§ PROBLEM
Say how many lines hold the string "matplotlib", and nothing more.
* Start *
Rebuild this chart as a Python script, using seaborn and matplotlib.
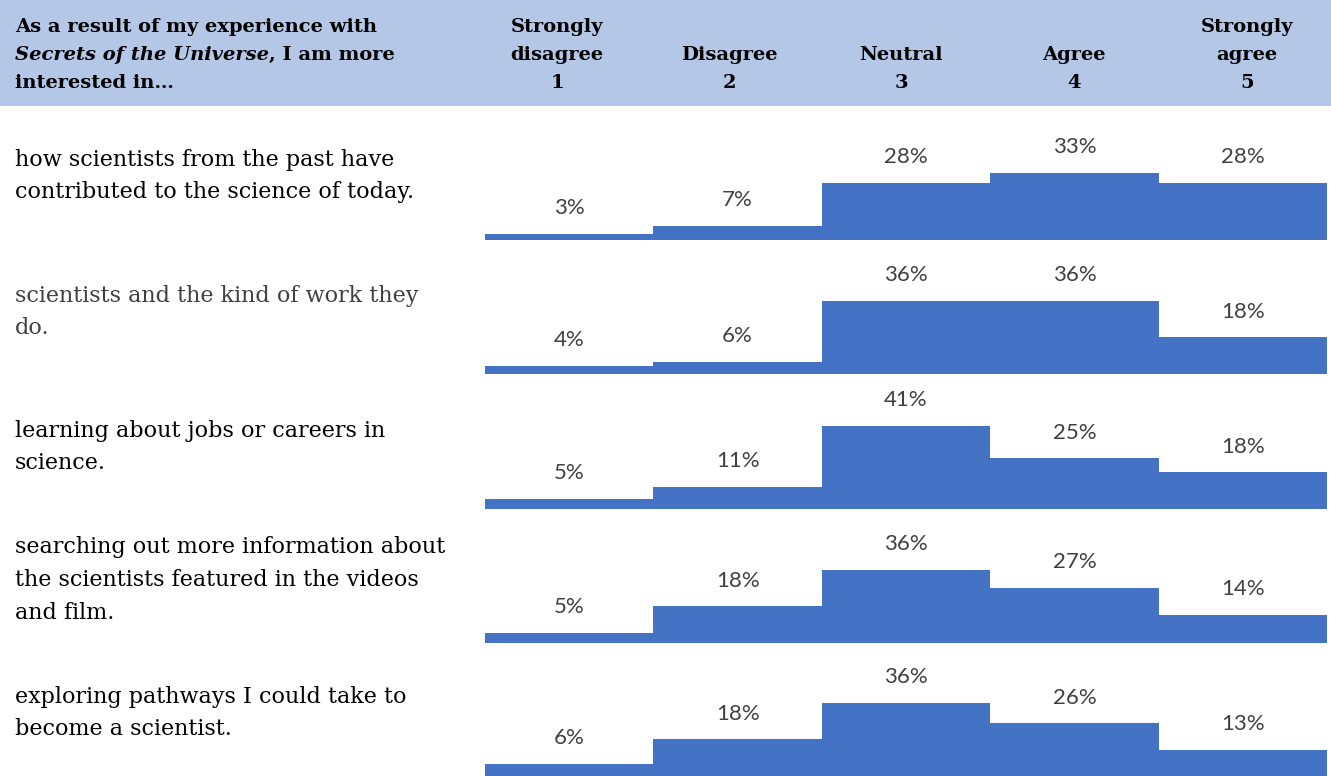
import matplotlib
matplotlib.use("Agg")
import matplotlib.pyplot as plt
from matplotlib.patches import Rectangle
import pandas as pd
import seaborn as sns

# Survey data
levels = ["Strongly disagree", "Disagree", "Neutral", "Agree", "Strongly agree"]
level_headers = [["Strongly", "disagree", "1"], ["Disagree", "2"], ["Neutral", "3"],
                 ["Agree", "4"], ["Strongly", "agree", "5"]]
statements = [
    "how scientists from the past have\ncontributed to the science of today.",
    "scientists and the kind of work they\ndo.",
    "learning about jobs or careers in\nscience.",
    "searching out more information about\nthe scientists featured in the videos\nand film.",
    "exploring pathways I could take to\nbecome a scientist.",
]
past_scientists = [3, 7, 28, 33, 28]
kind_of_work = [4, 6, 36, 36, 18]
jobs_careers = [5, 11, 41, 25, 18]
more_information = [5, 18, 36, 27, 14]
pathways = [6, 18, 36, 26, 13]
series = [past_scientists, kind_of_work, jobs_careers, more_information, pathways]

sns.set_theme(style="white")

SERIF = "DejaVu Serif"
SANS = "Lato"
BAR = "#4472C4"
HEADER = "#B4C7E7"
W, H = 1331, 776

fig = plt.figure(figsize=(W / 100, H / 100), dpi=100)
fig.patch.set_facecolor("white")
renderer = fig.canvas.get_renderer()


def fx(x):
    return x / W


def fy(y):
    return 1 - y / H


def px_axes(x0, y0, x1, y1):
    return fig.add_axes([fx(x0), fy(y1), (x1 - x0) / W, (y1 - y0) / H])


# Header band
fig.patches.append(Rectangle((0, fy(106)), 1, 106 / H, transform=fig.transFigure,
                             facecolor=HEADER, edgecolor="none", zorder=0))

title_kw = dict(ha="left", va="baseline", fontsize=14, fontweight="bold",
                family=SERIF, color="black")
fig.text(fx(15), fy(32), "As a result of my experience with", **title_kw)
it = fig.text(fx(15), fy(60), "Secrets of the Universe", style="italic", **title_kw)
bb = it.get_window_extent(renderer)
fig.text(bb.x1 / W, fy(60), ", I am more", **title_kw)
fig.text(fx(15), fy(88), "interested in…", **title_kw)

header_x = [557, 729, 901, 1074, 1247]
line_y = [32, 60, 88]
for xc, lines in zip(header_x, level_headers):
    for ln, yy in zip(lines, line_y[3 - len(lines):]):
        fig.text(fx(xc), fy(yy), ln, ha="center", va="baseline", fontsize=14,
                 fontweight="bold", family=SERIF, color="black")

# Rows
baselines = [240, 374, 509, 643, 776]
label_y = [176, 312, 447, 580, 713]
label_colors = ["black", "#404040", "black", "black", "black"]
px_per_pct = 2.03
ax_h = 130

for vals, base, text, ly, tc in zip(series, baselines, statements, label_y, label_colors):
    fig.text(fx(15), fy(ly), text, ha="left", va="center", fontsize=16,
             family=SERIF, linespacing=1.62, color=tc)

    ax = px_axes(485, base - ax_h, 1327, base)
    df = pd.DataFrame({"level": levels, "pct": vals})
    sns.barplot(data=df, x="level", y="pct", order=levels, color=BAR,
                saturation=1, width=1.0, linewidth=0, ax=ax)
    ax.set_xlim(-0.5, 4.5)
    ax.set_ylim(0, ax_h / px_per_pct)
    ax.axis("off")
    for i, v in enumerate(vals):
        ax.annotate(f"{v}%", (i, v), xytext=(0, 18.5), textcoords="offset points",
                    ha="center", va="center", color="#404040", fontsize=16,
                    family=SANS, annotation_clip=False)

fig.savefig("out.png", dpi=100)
* End *
§ RESPONSE
5